# Stated exercise
Transcribe all of the data exactly. Omit the pictures.

»»

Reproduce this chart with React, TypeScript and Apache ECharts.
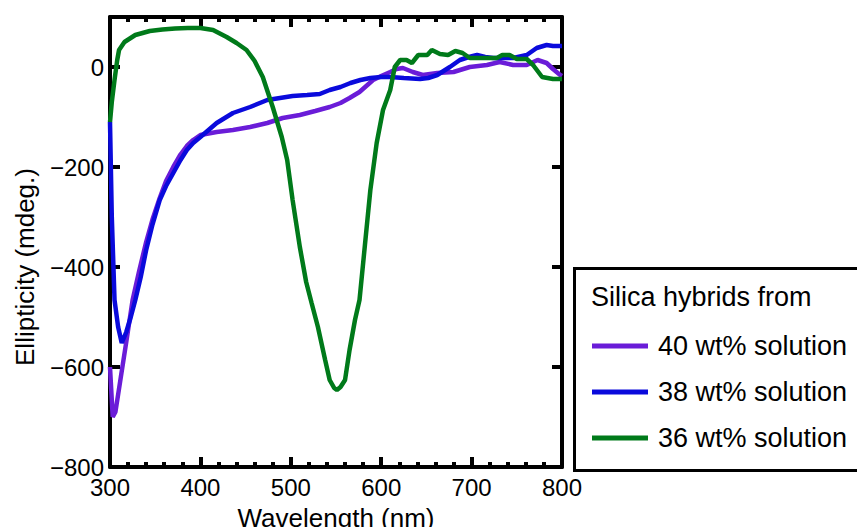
import React, { useEffect, useRef } from "react";
import * as echarts from "echarts";

const FONT = "'Liberation Sans', Arial, Helvetica, sans-serif";

const seriesNames = ["40 wt% solution", "38 wt% solution", "36 wt% solution"];
const seriesColors = ["#6a1cd8", "#0a0adc", "#007a1a"];
const legendTitle = "Silica hybrids from";
const xTickValues = [300, 400, 500, 600, 700, 800];
const yTickValues = [-800, -600, -400, -200, 0];

// 40 wt% solution (purple)
const wl40 = [300, 303, 306, 312, 318, 325, 332, 340, 347, 355, 362, 370, 378, 385, 392, 400, 418, 436, 455, 474, 491, 510, 527, 543, 555, 565, 576, 591, 600, 610, 617, 624, 635, 646, 662, 680, 698, 717, 731, 746, 761, 773, 783, 790, 798, 800];
const val40 = [-600, -700, -690, -620, -550, -466, -410, -350, -305, -262, -228, -200, -175, -158, -146, -136, -130, -126, -120, -112, -102, -96, -88, -80, -72, -62, -50, -26, -18, -10, -4, -2, -10, -16, -12, -10, 0, 4, 10, 4, 4, 14, 8, -4, -16, -18];

// 38 wt% solution (blue)
const wl38 = [300, 302, 305, 309, 313, 318, 323, 328, 334, 340, 347, 355, 362, 370, 378, 385, 392, 400, 418, 436, 455, 474, 488, 502, 518, 532, 543, 555, 566, 577, 588, 600, 610, 625, 643, 652, 662, 676, 687, 697, 706, 715, 724, 735, 746, 761, 772, 783, 790, 800];
const val38 = [-110, -300, -466, -520, -552, -530, -500, -466, -420, -366, -315, -266, -238, -212, -186, -166, -152, -140, -112, -92, -80, -66, -62, -58, -56, -54, -46, -40, -32, -26, -22, -20, -20, -22, -24, -22, -16, 0, 14, 20, 24, 20, 18, 18, 18, 24, 38, 44, 42, 42];

// 36 wt% solution (green)
const wl36 = [300, 302, 305, 308, 310, 316, 328, 344, 358, 372, 386, 400, 414, 429, 440, 451, 460, 469, 480, 490, 496, 502, 510, 517, 523, 530, 538, 543, 548, 551, 555, 560, 565, 571, 576, 582, 588, 595, 602, 610, 615, 621, 628, 634, 641, 651, 656, 665, 674, 682, 690, 698, 713, 728, 734, 742, 750, 761, 768, 778, 790, 800];
const val36 = [-110, -70, -26, 14, 34, 50, 64, 72, 75, 77, 78, 78, 74, 60, 48, 34, 12, -20, -80, -140, -186, -266, -360, -430, -472, -520, -586, -626, -642, -646, -640, -626, -566, -506, -466, -356, -246, -152, -86, -46, 0, 14, 14, 8, 24, 24, 34, 26, 24, 32, 28, 18, 18, 18, 24, 24, 16, 16, 4, -20, -24, -24];

const zip = (xs: number[], ys: number[]) => xs.map((x, i) => [x, ys[i]]);
const minus = (v: number) => String(v).replace("-", "\u2212");

export default function App() {
  const ref = useRef<HTMLDivElement>(null);

  useEffect(() => {
    if (!ref.current) return;
    const chart = echarts.init(ref.current, null, { renderer: "svg" });

    const axisLine = { show: true, onZero: false, lineStyle: { color: "#000", width: 4 } };
    const majorTick = { show: true, inside: true, length: 10, lineStyle: { color: "#000", width: 4 } };

    const xCommon = {
      type: "value",
      min: 300,
      max: 800,
      interval: 100,
      axisLine,
      splitLine: { show: false },
      minorTick: { show: true, splitNumber: 5, length: 5, lineStyle: { color: "#000", width: 4 } },
      minorSplitLine: { show: false },
    };
    const yCommon = {
      type: "value",
      min: -800,
      max: 100,
      axisLine,
      splitLine: { show: false },
    };

    const dataSets = [zip(wl40, val40), zip(wl38, val38), zip(wl36, val36)];

    chart.setOption({
      animation: false,
      backgroundColor: "#fff",
      textStyle: { fontFamily: FONT },
      grid: { left: 110, right: 295, top: 17, bottom: 60, containLabel: false, outerBoundsMode: "none" },
      xAxis: [
        {
          ...xCommon,
          position: "bottom",
          name: "Wavelength (nm)",
          nameLocation: "middle",
          nameGap: 31,
          nameTextStyle: { fontSize: 26, color: "#000", fontFamily: FONT, lineHeight: 28 },
          axisTick: { ...majorTick, customValues: xTickValues },
          axisLabel: { show: true, margin: 8, fontSize: 24, color: "#000", fontFamily: FONT, customValues: xTickValues },
        },
        {
          ...xCommon,
          position: "top",
          axisTick: { ...majorTick },
          axisLabel: { show: false },
        },
      ],
      yAxis: [
        {
          ...yCommon,
          position: "left",
          name: "Ellipticity (mdeg.)",
          nameLocation: "middle",
          nameGap: 72,
          nameRotate: 90,
          nameTextStyle: { fontSize: 26, color: "#000", fontFamily: FONT, padding: [0, 50, 0, 0] },
          axisTick: { ...majorTick, customValues: yTickValues },
          axisLabel: { show: true, margin: 6, fontSize: 24, color: "#000", fontFamily: FONT, customValues: yTickValues, formatter: (v: number) => minus(v) },
        },
        {
          ...yCommon,
          position: "right",
          axisTick: { ...majorTick, customValues: yTickValues },
          axisLabel: { show: false },
        },
      ],
      legend: {
        show: true,
        orient: "vertical",
        left: 592,
        top: 331,
        padding: 0,
        itemWidth: 56,
        itemHeight: 5,
        itemGap: 16,
        icon: "rect",
        data: seriesNames,
        textStyle: { fontSize: 27, color: "#000", fontFamily: FONT, lineHeight: 30, padding: [0, 0, 0, 5] },
        selectedMode: false,
      },
      graphic: [
        {
          type: "rect",
          left: 573,
          top: 267,
          shape: { width: 300, height: 202 },
          style: { fill: "#fff", stroke: "#000", lineWidth: 3 },
          z: 0,
          silent: true,
        },
        {
          type: "text",
          x: 591,
          y: 297,
          style: { text: legendTitle, fontSize: 27, fill: "#000", fontFamily: FONT, verticalAlign: "middle", align: "left" },
          z: 10,
          silent: true,
        },
      ],
      series: seriesNames.map((name, i) => ({
        name,
        type: "line",
        data: dataSets[i],
        showSymbol: false,
        symbol: "none",
        smooth: false,
        clip: true,
        color: seriesColors[i],
        lineStyle: { color: seriesColors[i], width: 4.5 },
        z: 2 + i,
      })),
    });

    return () => chart.dispose();
  }, []);

  return <div ref={ref} style={{ position: "fixed", left: 0, top: 0, width: 857, height: 527 }} />;
}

««

# Task result
Reproduce this chart with React, TypeScript and Apache ECharts.
import React, { useEffect, useRef } from "react";
import * as echarts from "echarts";

const FONT = "'Liberation Sans', Arial, Helvetica, sans-serif";

const seriesNames = ["40 wt% solution", "38 wt% solution", "36 wt% solution"];
const seriesColors = ["#6a1cd8", "#0a0adc", "#007a1a"];
const legendTitle = "Silica hybrids from";
const xTickValues = [300, 400, 500, 600, 700, 800];
const yTickValues = [-800, -600, -400, -200, 0];

// 40 wt% solution (purple)
const wl40 = [300, 303, 306, 312, 318, 325, 332, 340, 347, 355, 362, 370, 378, 385, 392, 400, 418, 436, 455, 474, 491, 510, 527, 543, 555, 565, 576, 591, 600, 610, 617, 624, 635, 646, 662, 680, 698, 717, 731, 746, 761, 773, 783, 790, 798, 800];
const val40 = [-600, -700, -690, -620, -550, -466, -410, -350, -305, -262, -228, -200, -175, -158, -146, -136, -130, -126, -120, -112, -102, -96, -88, -80, -72, -62, -50, -26, -18, -10, -4, -2, -10, -16, -12, -10, 0, 4, 10, 4, 4, 14, 8, -4, -16, -18];

// 38 wt% solution (blue)
const wl38 = [300, 302, 305, 309, 313, 318, 323, 328, 334, 340, 347, 355, 362, 370, 378, 385, 392, 400, 418, 436, 455, 474, 488, 502, 518, 532, 543, 555, 566, 577, 588, 600, 610, 625, 643, 652, 662, 676, 687, 697, 706, 715, 724, 735, 746, 761, 772, 783, 790, 800];
const val38 = [-110, -300, -466, -520, -552, -530, -500, -466, -420, -366, -315, -266, -238, -212, -186, -166, -152, -140, -112, -92, -80, -66, -62, -58, -56, -54, -46, -40, -32, -26, -22, -20, -20, -22, -24, -22, -16, 0, 14, 20, 24, 20, 18, 18, 18, 24, 38, 44, 42, 42];

// 36 wt% solution (green)
const wl36 = [300, 302, 305, 308, 310, 316, 328, 344, 358, 372, 386, 400, 414, 429, 440, 451, 460, 469, 480, 490, 496, 502, 510, 517, 523, 530, 538, 543, 548, 551, 555, 560, 565, 571, 576, 582, 588, 595, 602, 610, 615, 621, 628, 634, 641, 651, 656, 665, 674, 682, 690, 698, 713, 728, 734, 742, 750, 761, 768, 778, 790, 800];
const val36 = [-110, -70, -26, 14, 34, 50, 64, 72, 75, 77, 78, 78, 74, 60, 48, 34, 12, -20, -80, -140, -186, -266, -360, -430, -472, -520, -586, -626, -642, -646, -640, -626, -566, -506, -466, -356, -246, -152, -86, -46, 0, 14, 14, 8, 24, 24, 34, 26, 24, 32, 28, 18, 18, 18, 24, 24, 16, 16, 4, -20, -24, -24];

const zip = (xs: number[], ys: number[]) => xs.map((x, i) => [x, ys[i]]);
const minus = (v: number) => String(v).replace("-", "\u2212");

export default function App() {
  const ref = useRef<HTMLDivElement>(null);

  useEffect(() => {
    if (!ref.current) return;
    const chart = echarts.init(ref.current, null, { renderer: "svg" });

    const axisLine = { show: true, onZero: false, lineStyle: { color: "#000", width: 4 } };
    const majorTick = { show: true, inside: true, length: 10, lineStyle: { color: "#000", width: 4 } };

    const xCommon = {
      type: "value",
      min: 300,
      max: 800,
      interval: 100,
      axisLine,
      splitLine: { show: false },
      minorTick: { show: true, splitNumber: 5, length: 5, lineStyle: { color: "#000", width: 4 } },
      minorSplitLine: { show: false },
    };
    const yCommon = {
      type: "value",
      min: -800,
      max: 100,
      axisLine,
      splitLine: { show: false },
    };

    const dataSets = [zip(wl40, val40), zip(wl38, val38), zip(wl36, val36)];

    chart.setOption({
      animation: false,
      backgroundColor: "#fff",
      textStyle: { fontFamily: FONT },
      grid: { left: 110, right: 295, top: 17, bottom: 60, containLabel: false, outerBoundsMode: "none" },
      xAxis: [
        {
          ...xCommon,
          position: "bottom",
          name: "Wavelength (nm)",
          nameLocation: "middle",
          nameGap: 31,
          nameTextStyle: { fontSize: 26, color: "#000", fontFamily: FONT, lineHeight: 28 },
          axisTick: { ...majorTick, customValues: xTickValues },
          axisLabel: { show: true, margin: 8, fontSize: 24, color: "#000", fontFamily: FONT, customValues: xTickValues },
        },
        {
          ...xCommon,
          position: "top",
          axisTick: { ...majorTick },
          axisLabel: { show: false },
        },
      ],
      yAxis: [
        {
          ...yCommon,
          position: "left",
          name: "Ellipticity (mdeg.)",
          nameLocation: "middle",
          nameGap: 72,
          nameRotate: 90,
          nameTextStyle: { fontSize: 26, color: "#000", fontFamily: FONT, padding: [0, 50, 0, 0] },
          axisTick: { ...majorTick, customValues: yTickValues },
          axisLabel: { show: true, margin: 6, fontSize: 24, color: "#000", fontFamily: FONT, customValues: yTickValues, formatter: (v: number) => minus(v) },
        },
        {
          ...yCommon,
          position: "right",
          axisTick: { ...majorTick, customValues: yTickValues },
          axisLabel: { show: false },
        },
      ],
      legend: {
        show: true,
        orient: "vertical",
        left: 592,
        top: 331,
        padding: 0,
        itemWidth: 56,
        itemHeight: 5,
        itemGap: 16,
        icon: "rect",
        data: seriesNames,
        textStyle: { fontSize: 27, color: "#000", fontFamily: FONT, lineHeight: 30, padding: [0, 0, 0, 5] },
        selectedMode: false,
      },
      graphic: [
        {
          type: "rect",
          left: 573,
          top: 267,
          shape: { width: 300, height: 202 },
          style: { fill: "#fff", stroke: "#000", lineWidth: 3 },
          z: 0,
          silent: true,
        },
        {
          type: "text",
          x: 591,
          y: 297,
          style: { text: legendTitle, fontSize: 27, fill: "#000", fontFamily: FONT, verticalAlign: "middle", align: "left" },
          z: 10,
          silent: true,
        },
      ],
      series: seriesNames.map((name, i) => ({
        name,
        type: "line",
        data: dataSets[i],
        showSymbol: false,
        symbol: "none",
        smooth: false,
        clip: true,
        color: seriesColors[i],
        lineStyle: { color: seriesColors[i], width: 4.5 },
        z: 2 + i,
      })),
    });

    return () => chart.dispose();
  }, []);

  return <div ref={ref} style={{ position: "fixed", left: 0, top: 0, width: 857, height: 527 }} />;
}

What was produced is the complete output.